Le projet de loi qui nous est soumis a pour objet de permettre la poursuite de ces expérimentations au cours de la période 2007-2013 en donnant une base juridique : d'une part, aux transfert expérimentaux des fonctions d'autorité de gestion et d'autorité de certification des crédits européens qui seront opérés pour la période 2007-2013 au bénéfice de collectivités territoriales, de groupements de collectivités territoriales ou de groupements d'intérêt public au titre des programmes de l'objectif « coopération territoriale » ; d'autre part, à la poursuite, au cours de la période 2007-2013, de l'expérimentation menée par la région Alsace en matière d'exercice des fonctions d'autorité de gestion et d'autorité de paiement de plusieurs programmes de la politique de cohésion au cours de la période 2000-2006, à savoir le programme opérationnel de l'objectif « compétitivité régionale et emploi », financé par le FEDER, et un programme opérationnel de l'objectif « coopération territoriale ».
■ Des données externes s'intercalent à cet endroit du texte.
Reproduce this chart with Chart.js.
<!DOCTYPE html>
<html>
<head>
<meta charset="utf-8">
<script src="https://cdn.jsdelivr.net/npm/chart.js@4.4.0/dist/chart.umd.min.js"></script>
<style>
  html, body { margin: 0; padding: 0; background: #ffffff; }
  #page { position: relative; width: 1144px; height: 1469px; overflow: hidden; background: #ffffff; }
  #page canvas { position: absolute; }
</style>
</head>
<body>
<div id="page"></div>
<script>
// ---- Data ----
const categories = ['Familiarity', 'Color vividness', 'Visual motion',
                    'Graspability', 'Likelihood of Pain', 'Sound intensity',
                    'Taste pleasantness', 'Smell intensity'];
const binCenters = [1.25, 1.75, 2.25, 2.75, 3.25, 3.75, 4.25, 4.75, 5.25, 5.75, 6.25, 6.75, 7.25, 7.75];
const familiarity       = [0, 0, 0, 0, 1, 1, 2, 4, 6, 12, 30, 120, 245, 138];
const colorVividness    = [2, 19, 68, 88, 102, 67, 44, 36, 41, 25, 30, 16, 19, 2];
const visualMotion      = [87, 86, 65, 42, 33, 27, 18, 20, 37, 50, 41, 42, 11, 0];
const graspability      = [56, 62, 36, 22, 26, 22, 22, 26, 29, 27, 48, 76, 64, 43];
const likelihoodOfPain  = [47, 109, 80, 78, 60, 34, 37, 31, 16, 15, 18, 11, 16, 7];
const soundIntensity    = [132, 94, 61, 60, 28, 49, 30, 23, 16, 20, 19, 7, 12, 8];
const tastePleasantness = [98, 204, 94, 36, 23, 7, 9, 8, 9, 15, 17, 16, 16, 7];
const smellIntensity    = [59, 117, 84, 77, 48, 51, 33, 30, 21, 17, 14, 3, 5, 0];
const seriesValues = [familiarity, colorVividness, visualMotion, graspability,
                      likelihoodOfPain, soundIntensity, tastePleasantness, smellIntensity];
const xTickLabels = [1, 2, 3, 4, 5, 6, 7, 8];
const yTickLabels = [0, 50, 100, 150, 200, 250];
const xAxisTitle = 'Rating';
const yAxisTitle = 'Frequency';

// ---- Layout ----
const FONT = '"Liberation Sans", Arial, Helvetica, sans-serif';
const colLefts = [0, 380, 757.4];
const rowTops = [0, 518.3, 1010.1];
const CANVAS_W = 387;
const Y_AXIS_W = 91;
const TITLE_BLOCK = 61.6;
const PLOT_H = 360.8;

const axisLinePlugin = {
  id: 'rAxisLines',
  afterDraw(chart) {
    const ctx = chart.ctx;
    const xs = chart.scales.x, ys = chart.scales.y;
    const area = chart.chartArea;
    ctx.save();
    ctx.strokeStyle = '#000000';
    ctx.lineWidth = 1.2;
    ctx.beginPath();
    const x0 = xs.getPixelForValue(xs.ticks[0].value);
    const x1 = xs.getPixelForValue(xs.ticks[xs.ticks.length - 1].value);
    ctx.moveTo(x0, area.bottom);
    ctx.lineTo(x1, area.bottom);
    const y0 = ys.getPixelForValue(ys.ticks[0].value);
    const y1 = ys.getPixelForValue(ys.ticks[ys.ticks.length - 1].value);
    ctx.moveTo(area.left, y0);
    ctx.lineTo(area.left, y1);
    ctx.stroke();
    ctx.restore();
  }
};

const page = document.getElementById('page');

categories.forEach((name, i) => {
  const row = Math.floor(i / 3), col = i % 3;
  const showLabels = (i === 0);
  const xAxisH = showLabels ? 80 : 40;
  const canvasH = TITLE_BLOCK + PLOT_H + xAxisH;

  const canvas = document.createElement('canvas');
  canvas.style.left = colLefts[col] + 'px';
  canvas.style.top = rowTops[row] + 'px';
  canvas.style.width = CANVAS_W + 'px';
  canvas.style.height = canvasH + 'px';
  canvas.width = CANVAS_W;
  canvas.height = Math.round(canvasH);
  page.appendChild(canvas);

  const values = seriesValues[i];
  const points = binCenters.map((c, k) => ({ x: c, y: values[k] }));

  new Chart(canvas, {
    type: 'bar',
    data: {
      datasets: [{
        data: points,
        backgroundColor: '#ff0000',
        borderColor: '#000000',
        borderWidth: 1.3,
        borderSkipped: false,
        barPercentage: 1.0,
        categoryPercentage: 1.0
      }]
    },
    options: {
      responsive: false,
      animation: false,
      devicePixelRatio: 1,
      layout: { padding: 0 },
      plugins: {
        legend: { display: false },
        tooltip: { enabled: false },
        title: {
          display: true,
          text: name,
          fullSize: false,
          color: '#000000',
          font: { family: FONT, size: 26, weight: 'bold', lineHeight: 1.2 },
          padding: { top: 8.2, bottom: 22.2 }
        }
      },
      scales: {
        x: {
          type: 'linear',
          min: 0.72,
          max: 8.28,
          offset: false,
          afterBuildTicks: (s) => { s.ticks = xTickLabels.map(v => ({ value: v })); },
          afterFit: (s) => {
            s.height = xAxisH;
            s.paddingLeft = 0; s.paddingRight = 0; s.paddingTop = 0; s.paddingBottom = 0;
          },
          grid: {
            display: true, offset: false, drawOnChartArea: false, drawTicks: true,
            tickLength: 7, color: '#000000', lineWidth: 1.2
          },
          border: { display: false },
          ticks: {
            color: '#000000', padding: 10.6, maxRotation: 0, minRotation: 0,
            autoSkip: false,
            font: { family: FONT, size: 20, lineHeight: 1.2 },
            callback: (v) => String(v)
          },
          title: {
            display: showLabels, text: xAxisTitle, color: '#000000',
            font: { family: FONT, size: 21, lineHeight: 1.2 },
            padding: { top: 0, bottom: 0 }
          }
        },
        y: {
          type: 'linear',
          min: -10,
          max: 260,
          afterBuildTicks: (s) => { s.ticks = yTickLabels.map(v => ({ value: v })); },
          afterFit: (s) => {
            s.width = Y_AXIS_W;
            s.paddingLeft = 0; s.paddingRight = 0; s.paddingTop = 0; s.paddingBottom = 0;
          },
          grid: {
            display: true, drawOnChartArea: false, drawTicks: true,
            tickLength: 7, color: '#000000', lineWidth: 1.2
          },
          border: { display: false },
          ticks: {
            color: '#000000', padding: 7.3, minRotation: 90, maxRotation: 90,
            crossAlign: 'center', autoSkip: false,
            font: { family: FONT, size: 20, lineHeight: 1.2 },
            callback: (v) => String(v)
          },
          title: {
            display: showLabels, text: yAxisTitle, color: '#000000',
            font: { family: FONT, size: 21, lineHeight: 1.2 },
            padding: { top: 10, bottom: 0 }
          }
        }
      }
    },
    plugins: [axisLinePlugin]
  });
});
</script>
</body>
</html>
Un bilan de ces nouvelles expérimentations devra être établi par les autorités qui en auront la charge au 31 décembre 2010.
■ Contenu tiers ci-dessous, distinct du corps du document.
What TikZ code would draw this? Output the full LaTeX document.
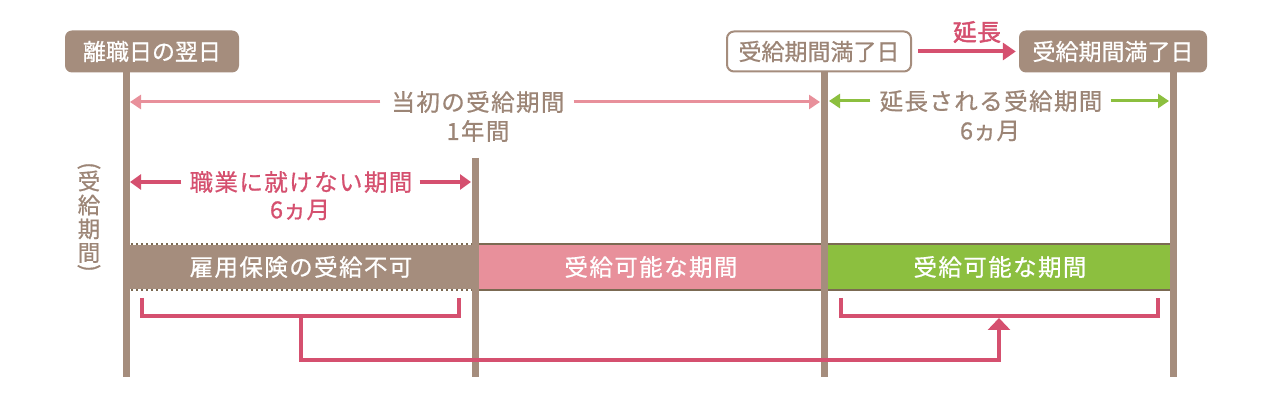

Le Comité interministériel d'aménagement et de compétitivité des territoires du 6 mars 2006 a en effet estimé, d'une part, que l'État restait le mieux à même de garantir la coordination et la cohérence des différentes aides, d'autre part, que les expérimentations conduites sur le fondement de la loi du 13 août 2004 étaient encore trop récentes pour donner des résultats probants.
Le Gouvernement a, en revanche, décidé de poursuivre le recours au mécanisme de la subvention globale au bénéfice, notamment, des autres collectivités territoriales ou de leurs groupements.
Au cours de l'été, le Premier ministre a décidé de fixer le taux des subventions globales à 60 % des crédits pour le volet déconcentré du FSE, soit 50 % du montant total du programme, et à 50 % pour les crédits du FEDER.
Toutefois, la Commission européenne a marqué son opposition à un recours massif au mécanisme de la subvention globale, qui aurait pour conséquence de contourner la double obligation, pour chaque programme opérationnel, de désigner une autorité de gestion unique et de respecter le champ géographique défini par la réglementation communautaire.
Que penser du projet de loi qui nous est soumis ?
S'agissant, tout d'abord, de la démarche retenue, elle peut susciter des interrogations à un double titre.
En premier lieu, la nécessité d'un projet de loi n'est pas évidente. En effet, les règlements communautaires offrent expressément à chaque État membre la possibilité de confier à des collectivités territoriales les fonctions d'autorité de gestion et d'autorité de paiement des programmes opérationnels.
Le Gouvernement a jugé nécessaire de recourir à la loi, car la compétence des préfets de région repose sur une base légale. La loi du 13 août 2004 relative aux libertés et responsabilités locales a mis fin à leur rôle exclusif en leur confiant la mise en oeuvre des seules politiques communautaires qui relèvent de la compétence de l'État.
Toutefois, malgré les efforts déployés année après année, les compétences de l'État et des collectivités territoriales restent enchevêtrées. Si nombre d'opérations financées par les fonds structurels semblent pouvoir relever des régions, certaines d'entre elles pourraient être rattachées, par exemple, à la politique de l'emploi, qui est restée nationale. Mieux vaut donc prévenir tout risque de contentieux.
En second lieu, compte tenu des délais d'examen du projet de loi, nous pourrions avoir le sentiment, erroné, d'être invités à entériner des choix déjà effectués par le Gouvernement.